A man-child has been lost in the whirlwind and a community mourns his passage from time into eternity. As he left, his neighbours, family and friends tried to find answers to any number of puzzling questions, all of which circled back upon their trail with the one word which troubles so many many of us when a youth dies. The question is why?
Even now as Christians worldwide get set to celebrate the birth of the Christ-child, they ask themselves why there must be so much suffering, so much pain and so much sorrow. Why after all these years of tears and ashes on the tongue, is truth still crucified? Why, in the name of God, did Jermaine Alexander Mackey have to die as he did last Friday night?
And, please tell me why so many stupid Bahamians care more for police cars and fire engines than they care for the people on Kemp Road who had the living heart blown out of their community last Friday night.
In the name of God, someone please tell me why.
Harriet Cooper has lost a grandson. Her child has lost a son. And, he – in – turn is being mourned by an infant daughter. Jermaine Alexander Mackey is the name of the man who was destroyed last Friday night. He was 27 years old. He died in a moment when life still held for him near infinite possibility.
According to a number of eye witness accounts he was brought down by a blaze of gunfire directed his way by members of the Royal Bahamas Police Force. While I have no way of saying what went down and why police officers thought they had to respond as they did to this unarmed black man, I know one thing for sure, which is that the police did not win for themselves any new friends on Kemp Road. Now, while this matter is subject to further inquiry by a coroner’s jury, nothing prevents people like me from saying that something must be wrong, rotten and nasty when men like Jermaine Alexander Mackey could end up dead at the hands of other black men, some of them his peers.

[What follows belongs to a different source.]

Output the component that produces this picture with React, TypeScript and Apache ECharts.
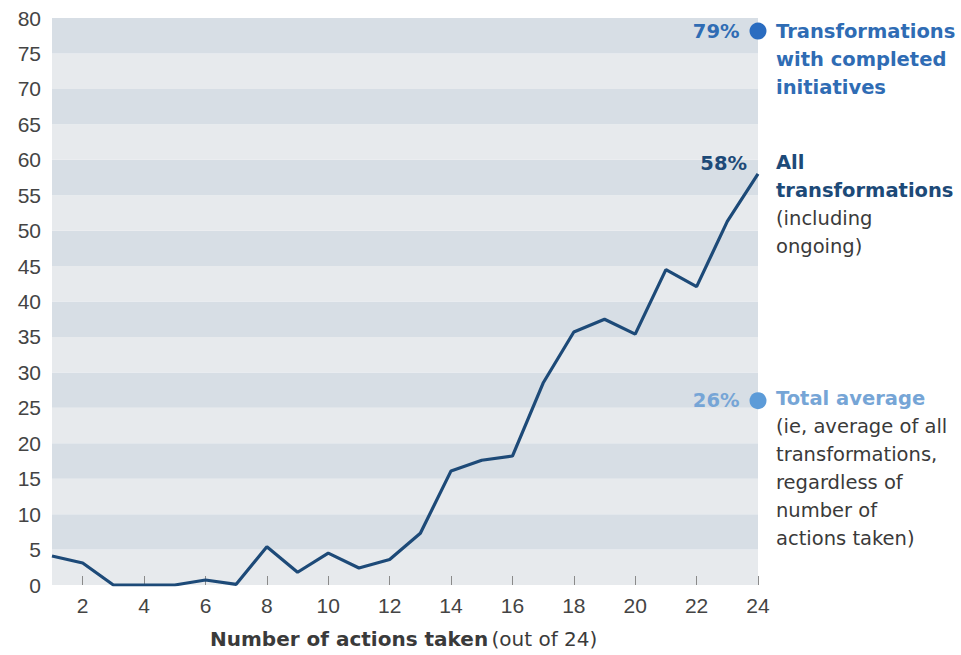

And, for sure, I can say, too, that Police Commissioner Paul Farquharson and the fine and decent men who serve with him on the force should do everything in their power to see to it that their life’s work is not destroyed by a small number of out of control brutes in uniform.
In the specific instance of the circumstances surrounding the killing of Jermaine Mackey, a
ᅠᅠᅠnumber of eye witness accounts paint a picture of brutality and horror which – if true – suggest that the forces of Good and Evil are in pitched battle over the soul of The Royal Bahamas Police Force.
One woman, one report notes, noticed a navy blue police car and reports that the police came out of the navy blue car and started to walk behind Jermaine Alexander Mackey. He responded to them and told them ‘I don’t have anything”. What happened afterwards was crucial. As the eye witness reports: “I don’t know if they said anything else – all I saw was when an officer hop out the car and reach for his gun. JAM mussie get scared because he ran and the police them run after him shooting off. They ran in the back of the house and he (the police officer) fired a shot at him.”
The result of the shooting was simple and direct: Jermaine Alexander Mackey was damaged beyond repair. His grandfather describes the matter this way: “Jermaine was laying there like an animal. He had a hole in his chest that looked like cut meat or something.” As Cynthia “Mother” Pratt might remonstrate: “Great God From Zion, what manner of beast could do this to one of God’s precious creatures”.
But, all this aside, the peace of this blessed Advent Season has already been marred by the taste of blood, the stench of gunfire and the gaping hole in Jermaine Mackey’s chest.
However, while all of this is bad enough, what is worse is that a number of Bahamians still do not seem to appreciate the fact that there can never be peace or tranquillity in this country so long as people like Jermaine Alexander Mackey are not treated with the respect they deserve.
I cannot believe and will never accept it that whatever happened last Friday night would have ever been sanctioned or condoned by decent and law abiding people like Paul Farquharson and the decent and law abiding officers who work with him.
What ever happened last Friday night must have been the result of some kind of monstrous aberration. In time – as we all know – a coroner’s court will tell us what we need to know. Whenever that jury is empanelled, I will be there – God willing – to see the faces of the men who were there when Jermaine Alexander Mackey was gunned down and his remains left behind the Vintage Brotherhood Bar on Kemp Road.